Collected data ▸
— Begin —
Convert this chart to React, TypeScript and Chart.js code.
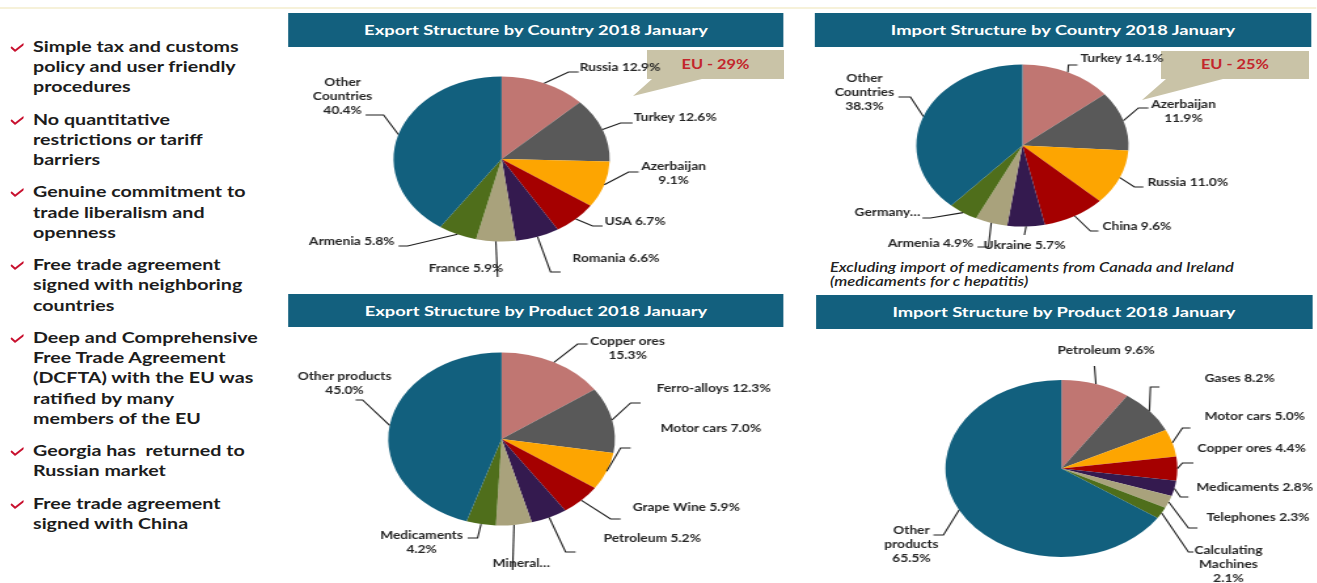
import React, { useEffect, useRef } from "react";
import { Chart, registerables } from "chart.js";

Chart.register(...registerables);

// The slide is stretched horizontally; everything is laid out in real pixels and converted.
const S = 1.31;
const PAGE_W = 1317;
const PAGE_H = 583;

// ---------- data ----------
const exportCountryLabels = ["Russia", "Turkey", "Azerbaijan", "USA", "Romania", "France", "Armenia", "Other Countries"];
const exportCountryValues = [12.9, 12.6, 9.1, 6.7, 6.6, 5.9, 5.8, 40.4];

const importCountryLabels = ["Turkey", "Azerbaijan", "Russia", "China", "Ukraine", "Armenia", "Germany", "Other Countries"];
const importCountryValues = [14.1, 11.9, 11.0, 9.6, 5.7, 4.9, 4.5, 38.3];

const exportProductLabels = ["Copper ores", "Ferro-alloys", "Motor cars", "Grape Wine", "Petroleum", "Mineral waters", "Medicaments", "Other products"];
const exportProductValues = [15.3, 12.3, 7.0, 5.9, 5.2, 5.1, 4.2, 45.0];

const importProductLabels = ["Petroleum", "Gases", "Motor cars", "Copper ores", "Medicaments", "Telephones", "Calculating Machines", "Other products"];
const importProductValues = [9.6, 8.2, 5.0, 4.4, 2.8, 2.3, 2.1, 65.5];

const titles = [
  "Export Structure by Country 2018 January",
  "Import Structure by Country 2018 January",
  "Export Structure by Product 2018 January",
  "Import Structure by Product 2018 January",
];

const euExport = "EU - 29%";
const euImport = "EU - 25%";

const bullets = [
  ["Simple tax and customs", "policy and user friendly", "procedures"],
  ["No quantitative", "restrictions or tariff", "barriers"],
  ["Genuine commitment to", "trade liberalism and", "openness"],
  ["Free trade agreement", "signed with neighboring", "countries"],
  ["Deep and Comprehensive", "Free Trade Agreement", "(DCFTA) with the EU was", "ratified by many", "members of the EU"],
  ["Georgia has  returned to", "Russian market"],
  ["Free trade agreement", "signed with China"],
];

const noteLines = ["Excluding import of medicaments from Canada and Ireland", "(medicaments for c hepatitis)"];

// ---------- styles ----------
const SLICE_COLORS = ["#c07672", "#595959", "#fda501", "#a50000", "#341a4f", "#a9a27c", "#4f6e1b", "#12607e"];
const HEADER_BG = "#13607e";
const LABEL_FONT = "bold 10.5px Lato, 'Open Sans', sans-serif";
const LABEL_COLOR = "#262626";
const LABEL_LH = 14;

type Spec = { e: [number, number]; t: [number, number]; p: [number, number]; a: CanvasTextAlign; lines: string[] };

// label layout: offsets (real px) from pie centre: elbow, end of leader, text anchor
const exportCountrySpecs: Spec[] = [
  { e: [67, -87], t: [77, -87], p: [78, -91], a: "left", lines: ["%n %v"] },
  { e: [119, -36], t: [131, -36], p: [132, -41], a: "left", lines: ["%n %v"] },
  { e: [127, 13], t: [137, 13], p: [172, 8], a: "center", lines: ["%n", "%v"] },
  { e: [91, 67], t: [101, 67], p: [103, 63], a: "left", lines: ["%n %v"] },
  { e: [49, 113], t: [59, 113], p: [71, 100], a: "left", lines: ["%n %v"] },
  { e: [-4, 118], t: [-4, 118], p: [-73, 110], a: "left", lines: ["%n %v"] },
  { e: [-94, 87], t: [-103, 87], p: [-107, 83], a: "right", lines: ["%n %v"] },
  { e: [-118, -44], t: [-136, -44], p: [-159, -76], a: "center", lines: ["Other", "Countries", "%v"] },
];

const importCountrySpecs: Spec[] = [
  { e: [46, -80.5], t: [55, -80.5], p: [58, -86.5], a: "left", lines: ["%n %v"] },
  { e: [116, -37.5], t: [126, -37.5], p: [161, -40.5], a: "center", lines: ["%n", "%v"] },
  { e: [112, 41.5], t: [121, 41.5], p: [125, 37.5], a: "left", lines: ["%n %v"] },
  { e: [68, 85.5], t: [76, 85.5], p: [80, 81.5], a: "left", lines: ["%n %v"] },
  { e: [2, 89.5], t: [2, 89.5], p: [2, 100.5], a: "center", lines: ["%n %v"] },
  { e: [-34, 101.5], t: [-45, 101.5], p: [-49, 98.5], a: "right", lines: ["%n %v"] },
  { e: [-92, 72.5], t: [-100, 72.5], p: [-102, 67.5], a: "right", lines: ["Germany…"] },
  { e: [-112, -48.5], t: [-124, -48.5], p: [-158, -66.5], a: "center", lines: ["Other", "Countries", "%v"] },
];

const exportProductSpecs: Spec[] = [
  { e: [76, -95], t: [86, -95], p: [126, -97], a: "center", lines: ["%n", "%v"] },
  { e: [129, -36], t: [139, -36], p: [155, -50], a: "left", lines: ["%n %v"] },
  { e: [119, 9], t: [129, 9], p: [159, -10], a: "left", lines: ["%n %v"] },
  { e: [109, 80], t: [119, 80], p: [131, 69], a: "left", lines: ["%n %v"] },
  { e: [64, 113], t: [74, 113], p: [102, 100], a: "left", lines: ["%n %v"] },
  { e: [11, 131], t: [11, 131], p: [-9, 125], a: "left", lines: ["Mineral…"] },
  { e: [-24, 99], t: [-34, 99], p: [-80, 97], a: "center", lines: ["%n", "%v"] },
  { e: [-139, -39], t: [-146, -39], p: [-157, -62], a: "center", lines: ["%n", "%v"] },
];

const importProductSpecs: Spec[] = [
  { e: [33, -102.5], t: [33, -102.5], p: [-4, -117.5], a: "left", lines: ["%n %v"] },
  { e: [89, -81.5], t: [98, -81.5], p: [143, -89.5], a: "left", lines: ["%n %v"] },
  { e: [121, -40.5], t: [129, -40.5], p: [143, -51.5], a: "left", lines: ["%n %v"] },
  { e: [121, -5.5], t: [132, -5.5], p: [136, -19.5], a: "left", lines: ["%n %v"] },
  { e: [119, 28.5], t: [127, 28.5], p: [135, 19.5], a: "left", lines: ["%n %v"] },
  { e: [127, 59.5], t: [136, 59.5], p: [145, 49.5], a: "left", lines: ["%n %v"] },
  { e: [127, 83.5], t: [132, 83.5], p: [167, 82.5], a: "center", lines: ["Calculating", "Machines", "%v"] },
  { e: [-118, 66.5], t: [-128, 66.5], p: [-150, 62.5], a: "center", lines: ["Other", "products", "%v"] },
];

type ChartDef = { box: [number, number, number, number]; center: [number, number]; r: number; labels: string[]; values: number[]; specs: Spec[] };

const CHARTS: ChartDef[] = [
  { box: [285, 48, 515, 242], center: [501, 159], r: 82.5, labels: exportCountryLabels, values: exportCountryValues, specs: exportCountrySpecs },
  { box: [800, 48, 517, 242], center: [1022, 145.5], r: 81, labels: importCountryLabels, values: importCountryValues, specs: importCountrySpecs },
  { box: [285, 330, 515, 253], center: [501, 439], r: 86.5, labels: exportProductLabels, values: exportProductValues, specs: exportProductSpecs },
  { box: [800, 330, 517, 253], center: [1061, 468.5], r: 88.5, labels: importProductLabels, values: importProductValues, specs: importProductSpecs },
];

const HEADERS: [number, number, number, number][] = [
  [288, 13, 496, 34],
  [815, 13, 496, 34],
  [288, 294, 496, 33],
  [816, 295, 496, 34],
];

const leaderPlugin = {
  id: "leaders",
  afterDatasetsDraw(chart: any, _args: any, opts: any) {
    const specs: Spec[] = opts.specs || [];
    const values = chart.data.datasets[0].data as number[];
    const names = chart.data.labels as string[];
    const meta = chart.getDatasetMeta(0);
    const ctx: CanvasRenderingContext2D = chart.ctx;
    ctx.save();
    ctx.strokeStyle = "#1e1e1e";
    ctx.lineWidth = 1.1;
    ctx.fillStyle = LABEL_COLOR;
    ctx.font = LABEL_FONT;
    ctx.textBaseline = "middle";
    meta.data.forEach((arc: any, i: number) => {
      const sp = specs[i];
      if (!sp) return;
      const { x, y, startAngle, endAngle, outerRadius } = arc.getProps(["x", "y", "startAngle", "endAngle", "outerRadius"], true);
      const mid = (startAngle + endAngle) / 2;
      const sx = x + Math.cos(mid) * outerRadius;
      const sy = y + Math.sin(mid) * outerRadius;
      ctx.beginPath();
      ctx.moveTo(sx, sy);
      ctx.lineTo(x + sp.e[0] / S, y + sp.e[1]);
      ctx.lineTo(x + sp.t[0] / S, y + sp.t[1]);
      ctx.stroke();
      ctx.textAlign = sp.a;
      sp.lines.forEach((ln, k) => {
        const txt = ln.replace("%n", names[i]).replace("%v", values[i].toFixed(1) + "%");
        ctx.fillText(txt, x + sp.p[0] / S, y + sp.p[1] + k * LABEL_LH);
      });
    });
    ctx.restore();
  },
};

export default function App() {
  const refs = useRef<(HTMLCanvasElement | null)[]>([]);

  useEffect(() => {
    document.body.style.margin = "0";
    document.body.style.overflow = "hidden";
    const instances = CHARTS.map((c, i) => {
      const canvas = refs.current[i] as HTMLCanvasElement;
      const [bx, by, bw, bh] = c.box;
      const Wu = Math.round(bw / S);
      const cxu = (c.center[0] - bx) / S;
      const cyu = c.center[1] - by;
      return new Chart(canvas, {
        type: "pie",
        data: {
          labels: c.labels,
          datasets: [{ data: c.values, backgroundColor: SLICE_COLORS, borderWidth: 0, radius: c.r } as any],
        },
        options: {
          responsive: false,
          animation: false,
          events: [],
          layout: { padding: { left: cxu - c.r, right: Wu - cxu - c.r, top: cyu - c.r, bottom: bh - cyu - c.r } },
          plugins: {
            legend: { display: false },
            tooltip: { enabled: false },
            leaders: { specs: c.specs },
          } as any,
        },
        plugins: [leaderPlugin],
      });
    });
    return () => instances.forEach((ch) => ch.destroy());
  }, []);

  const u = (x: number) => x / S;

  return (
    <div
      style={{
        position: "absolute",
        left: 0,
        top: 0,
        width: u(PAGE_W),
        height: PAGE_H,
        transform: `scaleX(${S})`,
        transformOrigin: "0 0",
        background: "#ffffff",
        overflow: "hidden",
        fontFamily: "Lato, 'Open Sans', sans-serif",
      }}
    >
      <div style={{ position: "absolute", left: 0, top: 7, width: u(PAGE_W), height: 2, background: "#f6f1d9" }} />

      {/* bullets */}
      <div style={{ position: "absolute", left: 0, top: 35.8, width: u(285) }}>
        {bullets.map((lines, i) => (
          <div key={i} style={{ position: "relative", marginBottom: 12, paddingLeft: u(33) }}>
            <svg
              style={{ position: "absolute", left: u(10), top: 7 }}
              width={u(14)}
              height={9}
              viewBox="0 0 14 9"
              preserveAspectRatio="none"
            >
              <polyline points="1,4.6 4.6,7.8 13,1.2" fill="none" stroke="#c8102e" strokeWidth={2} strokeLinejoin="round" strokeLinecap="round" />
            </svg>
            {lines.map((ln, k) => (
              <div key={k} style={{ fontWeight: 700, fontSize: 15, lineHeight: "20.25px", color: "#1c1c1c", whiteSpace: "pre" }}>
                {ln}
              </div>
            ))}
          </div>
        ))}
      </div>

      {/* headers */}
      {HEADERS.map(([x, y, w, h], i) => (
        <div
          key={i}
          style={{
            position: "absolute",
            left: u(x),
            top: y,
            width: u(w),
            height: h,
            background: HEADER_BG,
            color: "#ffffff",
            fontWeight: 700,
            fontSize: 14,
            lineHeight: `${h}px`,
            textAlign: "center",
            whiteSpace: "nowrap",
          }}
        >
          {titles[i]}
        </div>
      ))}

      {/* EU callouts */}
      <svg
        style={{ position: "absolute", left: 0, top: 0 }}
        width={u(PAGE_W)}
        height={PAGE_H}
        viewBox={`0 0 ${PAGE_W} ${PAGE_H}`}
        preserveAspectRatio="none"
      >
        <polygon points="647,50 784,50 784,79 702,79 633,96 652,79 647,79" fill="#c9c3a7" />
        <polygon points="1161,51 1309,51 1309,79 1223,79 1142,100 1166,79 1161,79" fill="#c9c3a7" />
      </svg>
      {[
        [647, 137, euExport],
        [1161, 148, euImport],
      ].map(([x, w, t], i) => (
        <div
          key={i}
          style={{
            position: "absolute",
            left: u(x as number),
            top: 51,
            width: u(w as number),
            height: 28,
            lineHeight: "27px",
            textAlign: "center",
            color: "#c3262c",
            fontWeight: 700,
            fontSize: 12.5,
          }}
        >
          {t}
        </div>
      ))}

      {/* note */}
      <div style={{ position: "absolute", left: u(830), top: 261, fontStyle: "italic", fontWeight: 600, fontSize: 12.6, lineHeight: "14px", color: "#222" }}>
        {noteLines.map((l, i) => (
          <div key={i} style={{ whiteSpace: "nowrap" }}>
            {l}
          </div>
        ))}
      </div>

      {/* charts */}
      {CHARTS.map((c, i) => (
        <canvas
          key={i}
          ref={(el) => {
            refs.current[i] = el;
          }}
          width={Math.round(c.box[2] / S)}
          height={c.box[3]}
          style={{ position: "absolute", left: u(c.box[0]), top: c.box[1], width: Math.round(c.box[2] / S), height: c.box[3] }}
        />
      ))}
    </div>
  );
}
— End —
To be done ▸
Pictures stay out. Print the data exactly, from its first line through the line containing "const PAGE_H = 583;".

Solution for this exercise ▸
Convert this chart to React, TypeScript and Chart.js code.
import React, { useEffect, useRef } from "react";
import { Chart, registerables } from "chart.js";

Chart.register(...registerables);

// The slide is stretched horizontally; everything is laid out in real pixels and converted.
const S = 1.31;
const PAGE_W = 1317;
const PAGE_H = 583;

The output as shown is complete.